After the kids finished the pesto, the chef added gnocchi to the boiling water. It took a mere 2-3 minutes and they flew to the top of the pot. He removed the gnocchi and tossed hot with the pesto. It was delicious!

Family fun ideas: You could make a bunch of gnocchi ahead and freeze it. This is a great one to cook with the kids as well. Start ‘em early. Even three year olds can help by saying colors and words. The older they are, the more they can do.

Variations: Instead of pesto, you can try diced fresh (or canned, drained) tomato and sauteed garlic. I also think gnocchi and asparagus would go great together. Oh or how about spinach and garlic, or what about butternut squash and gnocchi. Options are endless.

If you think about it, it is really easy to get veggies in when you work with pasta. Sadly, 70% of Americans do not meet their daily fruit and vegetable needs. Most people get a measly 2 cups a day and we need about 6 cups. Next time you think about more ways of getting veggies, think about how veggies and whole grain pasta could come together for a quick and healthy meal.

Recipe #3 Making Fresh Pasta

The chef led student in making pasta from scratch. I have to admit there were a lot of steps involved. Not the kind of thing I’d do on a regular basis, especially with so many whole wheat pastas Barilla offers. However, I would do the gnocchi and homemade ravioli.

Once the kids rolled out the pasta, they made a filling with ricotta cheese, egg, and fresh herbs. The filling was rolled into little balls and layered between two sheets of fresh pasta. Then the kids cut the pasta into those familiar ravioli squares.

Then the ravioli was boiled in hot water until it floated up to the top.

The fresh pasta was blended with a fresh tomato sauce and we all dug in!

Kids Love to Cook

I have to say what I have observed so far is that these kids can speak Italian very well… and they LOVE to cook. They were eager to volunteer making pesto. They were very engaged in the demonstration and in learning the language. Knowledge is power

Using All Your Sense to Eat

Not sure if this is an Italian philosophy, but I like it. They encouraged the kids at each tasting that the proper way to taste pasta is to use your senses: guarda “look” — eat with your eyes. odora “smell” and assagiare “taste”. This is definitely the way to go whether you are eating an apple or a piece of cake. Paying attention while you eat allows you to savor and enjoy all the wonderful flavors in your food. Research also shows that mindful eating increases satisfaction. I believe it is a key to managing a healthy weight.

Thanks, Guys!

I thought this was a fun event.

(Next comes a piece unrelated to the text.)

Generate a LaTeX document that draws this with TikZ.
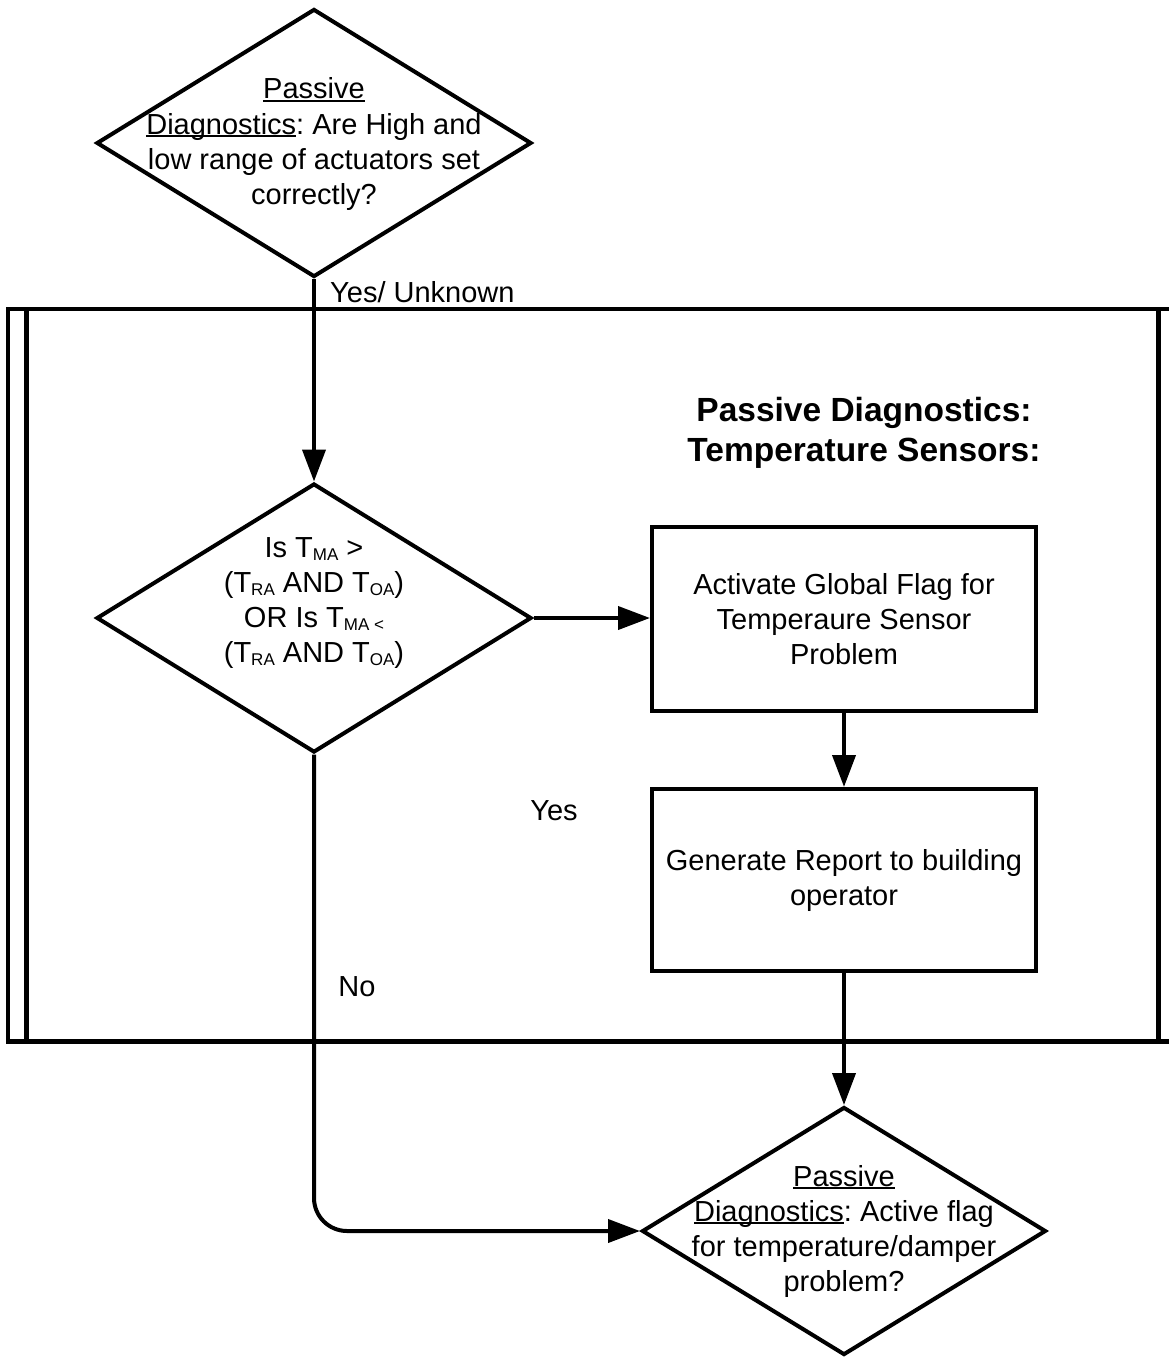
\documentclass[tikz,border=0pt]{standalone}
\usepackage{fontspec}
\setmainfont{Liberation Sans}
\usetikzlibrary{shapes.geometric,arrows.meta}
\frenchspacing
% underline set close under the baseline
\newcommand\ulword[1]{\setbox0\hbox{#1}\rlap{\rule[-3pt]{\wd0}{1.8pt}}\box0}
% small lowered index
\newcommand\idx[1]{\raisebox{-3pt}{\fontsize{17pt}{17pt}\selectfont #1}}
\tikzset{
  txt/.style={font=\fontsize{29pt}{35pt}\selectfont, align=center, inner sep=0pt},
  dia/.style={diamond, draw, line width=4pt, inner sep=0pt},
  stepbox/.style={rectangle, draw, line width=4pt, minimum width=384pt, txt},
  arr/.style={line width=4pt, -{Triangle[length=32pt,width=23pt]}},
  frame/.style={line width=4.5pt},
}
\begin{document}
\begin{tikzpicture}[x=1pt,y=-1pt]
\useasboundingbox (0,0) rectangle (1169,1357);

% enclosing subprocess frame, open on the right
\draw[frame] (1180,309) -- (8,309) -- (8,1041.5) -- (1180,1041.5);
\draw[frame, line width=5pt] (26,309) -- (26,1041.5);
\draw[frame, line width=5pt] (1158,309) -- (1158,1041.5);

\node[font=\bfseries\fontsize{33.5pt}{40pt}\selectfont, align=center, inner sep=0pt] (title) at (864,433)
  {Passive Diagnostics:\\Temperature Sensors:};

% decisions
\node[dia, minimum width=435pt, minimum height=268pt] (d1) at (314,143) {};
\node[txt] (t1) at (314,144) {\ulword{Passive}\\\ulword{Diagnostics}: Are High and\\low range of actuators set\\correctly?};

\node[dia, minimum width=435pt, minimum height=269pt] (d2) at (314,618) {};
\node[txt] (t2) at (314,603) {Is T\idx{MA} >\\(T\idx{RA} AND T\idx{OA})\\OR Is T\idx{MA <}\\(T\idx{RA} AND T\idx{OA})};

\node[dia, minimum width=404pt, minimum height=248pt] (d3) at (844,1231) {};
\node[txt] (t3) at (844,1231) {\ulword{Passive}\\\ulword{Diagnostics}: Active flag\\for temperature/damper\\problem?};

% actions
\node[stepbox, minimum height=184pt] (b1) at (844,619) {Activate Global Flag for\\Temperaure Sensor\\Problem};
\node[stepbox, minimum height=182pt] (b2) at (844,880) {Generate Report to building\\operator};

% connectors
\draw[arr] (d1.south) -- (d2.north);
\draw[arr] (d2.east) -- (d2.east -| b1.west);
\draw[arr] (b1.south) -- (b2.north);
\draw[arr] (b2.south) -- (d3.north);
\draw[arr, rounded corners=33pt] (d2.south) |- (d3.west);

% connector labels
\node[txt, anchor=west] (lyu) at (330,292) {Yes/ Unknown};
\node[txt] (lyes) at (554,811) {Yes};
\node[txt] (lno) at (357,987) {No};
\end{tikzpicture}
\end{document}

Yes, it is important for kids to learn to eat healthy and enjoy their veggies. It’s important to teach them cooking skills as well. These kids seemed to have a great time while feeding their bellies and improving their Italian! The instructors at International Culinary Center were wonderful. I couldn’t help but snap a shot with them before heading back to D.C.

Disclosure: Barilla compensated me for travel and attendance of the workshop.